Acting Justice Carolyn Simpson will take up her appointment as part-time Commissioner of the NSW Law Reform Commission immediately.

"Acting Justice Simpson is one of the most experienced and qualified judicial officers in NSW having served in the Supreme Court for 24 years," Mr Speakman said.

"She has been a trailblazer for female lawyers and judges across the state and the wealth of knowledge acquired during a four decades long career will be invaluable to the Law Reform Commission."

"Her Honour's broad experience in the common law, including defamation, administrative, industrial and criminal law, makes her an outstanding addition to the Law Reform Commission. In addition to contributing to the Law Reform Commission's other reviews, her Honour will lead the review of section 61HA of the Crimes Act 1900 dealing with consent and knowledge of consent in sexual assault matters," Mr Speakman said.

One of the catalysts for the review was the case of Saxon Mullins, who endured four separate court proceedings relating to a charge of sexual assault. The proceedings centred around whether the accused knew the complainant did not consent to the act in question.

Ms Goward said: "Her Honour will have regard to relevant law in Australia and overseas as well as the experiences of sexual assault survivors in the criminal justice system.

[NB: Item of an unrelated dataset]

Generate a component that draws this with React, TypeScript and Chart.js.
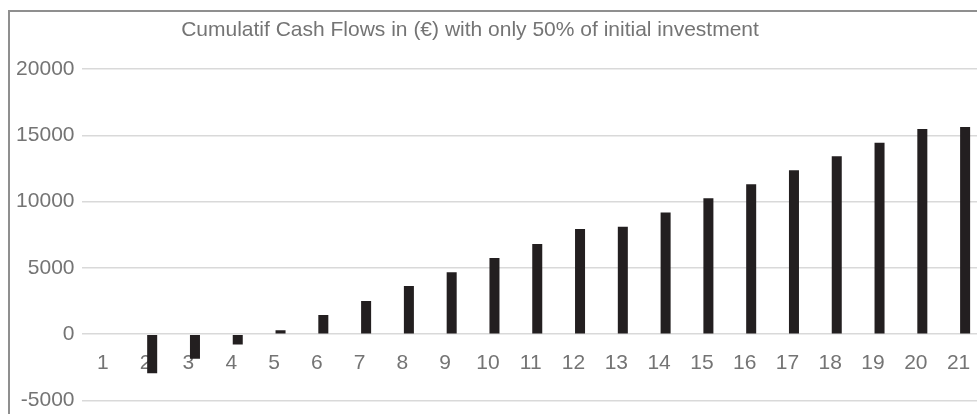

It is vital that survivors of sexual assault feel the system is supporting them and that their voices are heard."

Acting Justice Simpson grew up in regional NSW, starting her working life in 1966 as a school teacher. She then turned her attention to the law, working as associate to the late District Court Judge Hugh Robson and being admitted as a barrister in 1976. She was appointed Queen's Counsel in 1989 and was elevated to the Supreme Court bench five years later.